Max (Jean-Pierre Bacri) est traiteur depuis trente ans. Des fêtes, il en a organisé des centaines, il est même tenté de céder la place. Aujourd’hui, un mariage dans un château du XVIIe siècle, commandé clé en main par le futur époux Pierre, est au programme avec, pour exigence suprême au cahier des charges, qu’il soit sobre, chic et élégant. Comme d’habitude, Max a tout coordonné, il a recruté sa brigade de serveurs, cuisiniers, plongeurs, conseillé un photographe, réservé l’orchestre, arrangé la décoration florale, fait en sorte que tous les ingrédients soient réunis pour que cette fête comble les jeunes mariés ... Mais la loi des séries va s’inviter et chambouler cette organisation mise en orbite avec une précision d’horloger. Des préparatifs aux derniers vibratos de l’orchestre, nous vivons les coulisses de la soirée à travers le regard de ceux qui travaillent et devront compter sur leur unique qualité commune : le sens de la fête.
C’est en 2011 que le film « Intouchables », proposé par le duo de réalisateurs français formé par Olivier Nakache et Éric Toledano, était venu balayer la morosité ambiante et apporter des couleurs au paysage cinématographique d’alors, et il y a quelque chance que leur nouvel opus soit assez bien accueilli par un public qui se désole que le cinéma français ne nous propose pas davantage de comédies réjouissantes en mesure d’égayer un peu cette morosité persistante. Il semble que « Le sens de la fête » soit bien parti pour satisfaire ce souhait car, hier après-midi, la salle, où je me trouvais, était comble et les applaudissements fournis alors que s’effaçait la dernière image.
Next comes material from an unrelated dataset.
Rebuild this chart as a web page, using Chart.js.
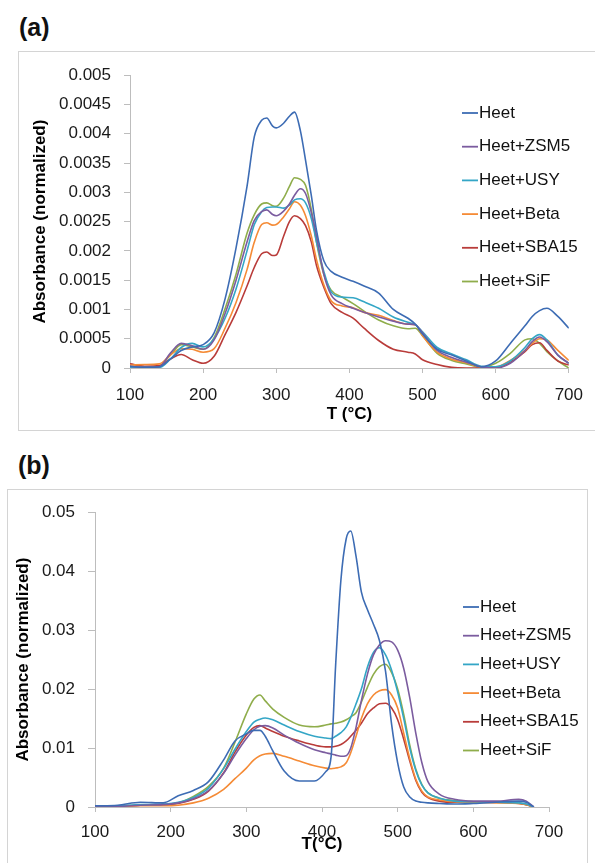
<!DOCTYPE html>
<html lang="en">
<head>
<meta charset="UTF-8">
<title>Absorbance vs temperature</title>
<script src="https://cdn.jsdelivr.net/npm/chart.js@4.4.1/dist/chart.umd.min.js"></script>
<style>
  body { margin: 0; background: #fff; width: 595px; height: 863px; overflow: hidden; position: relative;
         font-family: 'Liberation Sans', Arial, sans-serif; }
  .panel { position: absolute; font-weight: bold; font-size: 25px; line-height: 26px; color: #111; }
  .box { position: absolute; border: 1px solid #d4d4d4; box-sizing: border-box; }
  canvas { position: absolute; }
</style>
</head>
<body>
<div class="panel" style="left:19px;top:14px">(a)</div>
<div class="box" style="left:18px;top:51px;width:600px;height:380px"></div>
<canvas id="chartA" width="577" height="378" style="left:18px;top:52px"></canvas>

<div class="panel" style="left:18px;top:452px">(b)</div>
<div class="box" style="left:7px;top:489px;width:581px;height:400px"></div>
<canvas id="chartB" width="580" height="374" style="left:7px;top:489px"></canvas>

<script>
// ---- panel (a) ----
const tempA = [100,120,140,155,170,185,200,215,230,245,260,270,280,287,295,300,310,318,325,333,340,348,355,365,375,390,405,420,440,460,480,490,500,520,540,560,580,600,620,640,650,660,670,685,700];
const heetA  = [0.00003,0.00001,0.00002,0.00015,0.00030,0.00036,0.00040,0.00060,0.00118,0.00205,0.00310,0.00395,0.00423,0.00427,0.00413,0.00410,0.00418,0.00430,0.00437,0.00405,0.00355,0.00294,0.00235,0.00183,0.00165,0.00155,0.00148,0.00140,0.00128,0.00100,0.00085,0.00075,0.00058,0.00032,0.00022,0.00012,0.00002,0.00012,0.00042,0.00072,0.00088,0.00098,0.00102,0.00088,0.00068];
const zsm5A  = [0.00003,0.00001,0.00002,0.00025,0.00042,0.00038,0.00032,0.00048,0.00093,0.00150,0.00215,0.00252,0.00267,0.00270,0.00262,0.00260,0.00268,0.00280,0.00295,0.00306,0.00298,0.00265,0.00225,0.00160,0.00125,0.00110,0.00102,0.00095,0.00087,0.00080,0.00075,0.00074,0.00060,0.00030,0.00018,0.00010,0.00002,0.00000,0.00008,0.00030,0.00045,0.00053,0.00045,0.00022,0.00008];
const usyA   = [0.00001,0.00001,0.00001,0.00015,0.00035,0.00042,0.00036,0.00050,0.00085,0.00135,0.00200,0.00245,0.00267,0.00274,0.00275,0.00275,0.00273,0.00278,0.00287,0.00289,0.00282,0.00255,0.00215,0.00165,0.00130,0.00121,0.00120,0.00113,0.00102,0.00087,0.00078,0.00074,0.00062,0.00035,0.00024,0.00014,0.00003,0.00002,0.00012,0.00035,0.00050,0.00057,0.00048,0.00022,0.00008];
const betaA  = [0.00005,0.00006,0.00007,0.00022,0.00033,0.00032,0.00027,0.00033,0.00068,0.00112,0.00168,0.00215,0.00245,0.00248,0.00244,0.00245,0.00258,0.00272,0.00284,0.00278,0.00260,0.00225,0.00185,0.00142,0.00115,0.00106,0.00103,0.00095,0.00090,0.00081,0.00075,0.00074,0.00055,0.00027,0.00015,0.00009,0.00002,0.00002,0.00013,0.00030,0.00042,0.00050,0.00048,0.00030,0.00013];
const sba15A = [0.00007,0.00003,0.00004,0.00015,0.00023,0.00014,0.00008,0.00020,0.00057,0.00095,0.00140,0.00172,0.00195,0.00198,0.00192,0.00193,0.00225,0.00250,0.00260,0.00255,0.00243,0.00215,0.00175,0.00138,0.00110,0.00095,0.00085,0.00068,0.00047,0.00032,0.00027,0.00024,0.00014,0.00006,0.00001,0.00000,0.00000,0.00000,0.00010,0.00028,0.00040,0.00043,0.00030,0.00012,0.00005];
const sifA   = [0.00001,0.00001,0.00003,0.00022,0.00040,0.00036,0.00032,0.00052,0.00101,0.00160,0.00230,0.00262,0.00280,0.00282,0.00277,0.00276,0.00290,0.00310,0.00325,0.00322,0.00312,0.00270,0.00215,0.00160,0.00133,0.00121,0.00110,0.00097,0.00082,0.00072,0.00067,0.00068,0.00055,0.00025,0.00013,0.00007,0.00001,0.00008,0.00025,0.00048,0.00050,0.00042,0.00028,0.00012,0.00000];

// ---- panel (b) ----
const tempB = [100,130,160,190,210,230,250,270,285,300,310,318,325,335,350,370,390,405,412,418,425,432,438,445,452,460,468,476,484,492,500,508,516,524,532,540,555,575,600,630,660,670,680];
const heetB  = [0.0002,0.0003,0.0008,0.0007,0.0019,0.0028,0.0043,0.0080,0.0112,0.0124,0.0130,0.0130,0.0120,0.0095,0.0061,0.0044,0.0044,0.0060,0.0085,0.0240,0.0385,0.0455,0.0468,0.0425,0.0365,0.0335,0.0310,0.0282,0.0230,0.0140,0.0075,0.0034,0.0017,0.0010,0.0008,0.0007,0.0006,0.0005,0.0006,0.0008,0.0010,0.0008,0.0000];
const zsm5B  = [0.0001,0.0001,0.0003,0.0004,0.0007,0.0014,0.0028,0.0057,0.0088,0.0116,0.0131,0.0137,0.0138,0.0134,0.0122,0.0108,0.0097,0.0092,0.0090,0.0088,0.0086,0.0087,0.0100,0.0135,0.0180,0.0225,0.0258,0.0275,0.0282,0.0280,0.0266,0.0235,0.0185,0.0125,0.0075,0.0043,0.0022,0.0013,0.0010,0.0010,0.0013,0.0010,0.0000];
const usyB   = [0.0001,0.0002,0.0004,0.0005,0.0008,0.0016,0.0032,0.0065,0.0098,0.0128,0.0144,0.0149,0.0151,0.0148,0.0139,0.0128,0.0120,0.0117,0.0116,0.0120,0.0126,0.0136,0.0152,0.0175,0.0200,0.0237,0.0262,0.0270,0.0258,0.0232,0.0195,0.0150,0.0100,0.0062,0.0037,0.0024,0.0015,0.0010,0.0009,0.0008,0.0007,0.0005,0.0000];
const betaB  = [0.0001,0.0001,0.0002,0.0002,0.0003,0.0007,0.0015,0.0030,0.0048,0.0066,0.0080,0.0087,0.0090,0.0091,0.0086,0.0078,0.0070,0.0066,0.0065,0.0066,0.0068,0.0075,0.0092,0.0120,0.0150,0.0175,0.0190,0.0197,0.0199,0.0190,0.0168,0.0125,0.0082,0.0047,0.0027,0.0017,0.0012,0.0009,0.0008,0.0007,0.0006,0.0004,0.0000];
const sba15B = [0.0001,0.0001,0.0003,0.0004,0.0006,0.0013,0.0027,0.0058,0.0093,0.0122,0.0135,0.0138,0.0134,0.0128,0.0120,0.0112,0.0105,0.0102,0.0102,0.0103,0.0106,0.0112,0.0120,0.0130,0.0142,0.0158,0.0168,0.0175,0.0176,0.0168,0.0148,0.0115,0.0078,0.0045,0.0025,0.0016,0.0010,0.0008,0.0008,0.0008,0.0006,0.0004,0.0000];
const sifB   = [0.0001,0.0002,0.0003,0.0004,0.0007,0.0018,0.0035,0.0066,0.0110,0.0158,0.0183,0.0190,0.0180,0.0166,0.0152,0.0139,0.0136,0.0139,0.0141,0.0142,0.0144,0.0148,0.0153,0.0160,0.0178,0.0203,0.0225,0.0238,0.0242,0.0228,0.0200,0.0157,0.0105,0.0064,0.0038,0.0024,0.0015,0.0011,0.0009,0.0008,0.0007,0.0004,0.0000];

const seriesNames = ['Heet', 'Heet+ZSM5', 'Heet+USY', 'Heet+Beta', 'Heet+SBA15', 'Heet+SiF'];
const seriesColors = ['#3d6cb4', '#7b5c9f', '#34a6c6', '#f58b36', '#b93c3a', '#8fad4b'];

const FONT = "'Liberation Sans', Arial, sans-serif";

// legend drawn over the plot, like the Excel original
const sideLegend = {
  id: 'sideLegend',
  afterDraw(chart, args, opts) {
    const ctx = chart.ctx;
    ctx.save();
    ctx.font = '17px ' + FONT;
    ctx.textBaseline = 'middle';
    chart.data.datasets.forEach((ds, i) => {
      const y = opts.top + i * opts.gap;
      ctx.strokeStyle = ds.borderColor;
      ctx.lineWidth = 1.8;
      ctx.beginPath();
      ctx.moveTo(opts.left, y);
      ctx.lineTo(opts.left + 16, y);
      ctx.stroke();
      ctx.fillStyle = '#111';
      ctx.fillText(ds.label, opts.left + 17, y);
    });
    ctx.restore();
  }
};

function buildDatasets(xs, list) {
  return list.map((ys, i) => ({
    label: seriesNames[i],
    data: xs.map((x, j) => ({ x: x, y: ys[j] })),
    borderColor: seriesColors[i],
    backgroundColor: seriesColors[i],
    borderWidth: 1.6,
    pointRadius: 0,
    cubicInterpolationMode: 'monotone',
    fill: false
  }));
}

function makeChart(id, cfg) {
  return new Chart(document.getElementById(id), {
    type: 'line',
    data: { datasets: buildDatasets(cfg.xs, cfg.series) },
    plugins: [sideLegend],
    options: {
      responsive: false,
      animation: false,
      devicePixelRatio: 1,
      layout: { padding: { top: cfg.padTop, right: cfg.padRight, left: 0, bottom: 0 } },
      plugins: {
        legend: { display: false },
        tooltip: { enabled: false },
        sideLegend: cfg.legend
      },
      scales: {
        x: {
          type: 'linear', min: 100, max: 700,
          afterFit: s => { s.height = cfg.xHeight; },
          border: { color: '#bdbdbd', width: 1 },
          grid: { drawOnChartArea: false, color: '#bdbdbd', tickLength: 5 },
          ticks: { stepSize: 100, color: '#1a1a1a', padding: cfg.xTickPad, font: { family: FONT, size: 17 } },
          title: { display: true, text: cfg.xTitle, color: '#000', padding: { top: 0, bottom: cfg.xTitlePad },
                   font: { family: FONT, size: 17, weight: 'bold' } }
        },
        y: {
          min: 0, max: cfg.yMax,
          afterFit: s => { s.width = cfg.yWidth; },
          border: { color: '#bdbdbd', width: 1 },
          grid: { drawOnChartArea: false, color: '#bdbdbd', tickLength: cfg.yTick },
          ticks: { stepSize: cfg.yStep, color: '#1a1a1a', padding: 13, font: { family: FONT, size: 17 },
                   callback: v => String(+v.toFixed(cfg.yDigits)) },
          title: { display: true, text: 'Absorbance (normalized)', color: '#000', padding: { top: cfg.yTitlePad, bottom: 0 },
                   font: { family: FONT, size: 17, weight: 'bold' } }
        }
      }
    }
  });
}

makeChart('chartA', {
  xs: tempA, series: [heetA, zsm5A, usyA, betaA, sba15A, sifA],
  padTop: 15, padRight: 26, xHeight: 62, yWidth: 112, yTick: 6,
  yMax: 0.005, yStep: 0.0005, yDigits: 4,
  xTickPad: 12, xTitle: 'T (°C)', xTitlePad: 5, yTitlePad: 12,
  legend: { left: 444, top: 61, gap: 33.7 }
});

makeChart('chartB', {
  xs: tempB, series: [heetB, zsm5B, usyB, betaB, sba15B, sifB],
  padTop: 18, padRight: 38, xHeight: 56, yWidth: 88, yTick: 7,
  yMax: 0.05, yStep: 0.01, yDigits: 2,
  xTickPad: 10, xTitle: 'T(°C)', xTitlePad: 8, yTitlePad: 6,
  legend: { left: 456, top: 118, gap: 28.7 }
});
</script>
</body>
</html>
Le bien-fondé de ce long-métrage consiste à s’intéresser à l’envers du décor d’une fête mondaine et familiale en suivant les personnes pour qui une journée si spéciale pour les uns est un jour de travail ordinaire pour les autres. Cela, en déployant une justesse d’observation et un sens du burlesque qui font mouche à chaque image et à chaque réplique d’un dialogue particulièrement affûté. Si bien que ce scénario, bien ficelé, accouche d’une comédie d’une justesse d’observation assez remarquable. Et le film séduit d’autant plus que Nakache et Toledano résistent à la tentation de la surenchère, qu’il n’y a pas dans les portraits qu’ils nous offrent de la société, de méchanceté gratuite, mais une accumulation mécanique de catastrophes vraiment désopilantes qui mettent en valeur des personnages judicieusement croqués. Au cœur d’une distribution brillante, Jean-Pierre Bacri, dans son habituel registre sarcastique, distille avec une parfaite neutralité d’apparence des répliques plus savoureuses les unes que les autres, portant cet opus à une hauteur comique plutôt réussie, composant un cocktail hautement épicé. A ses côtés, les acteurs donnent le meilleur d’eux-mêmes avec naturel, ainsi Gilles Lellouche épatant en animateur, Eye Haïdara en assistante irascible, Alban Ivanov en extra incompétent ou Jean-Paul Rouve en photographe tire-au-flanc. La musique composée par Avishai Cohen est la touche supplémentaire qui donne le rythme à cette brigade de serveurs évoluant en costumes d’époque entre les cuisines et les salons. Il faut également souligner combien est habile le mixage des milieux entre les employés et les invités, évocation de ces mondes parallèles sans lourdeur et sans acrimonie. Une fête qui se joue sur plusieurs claviers avec humour et doigté. Laissez vous tenter.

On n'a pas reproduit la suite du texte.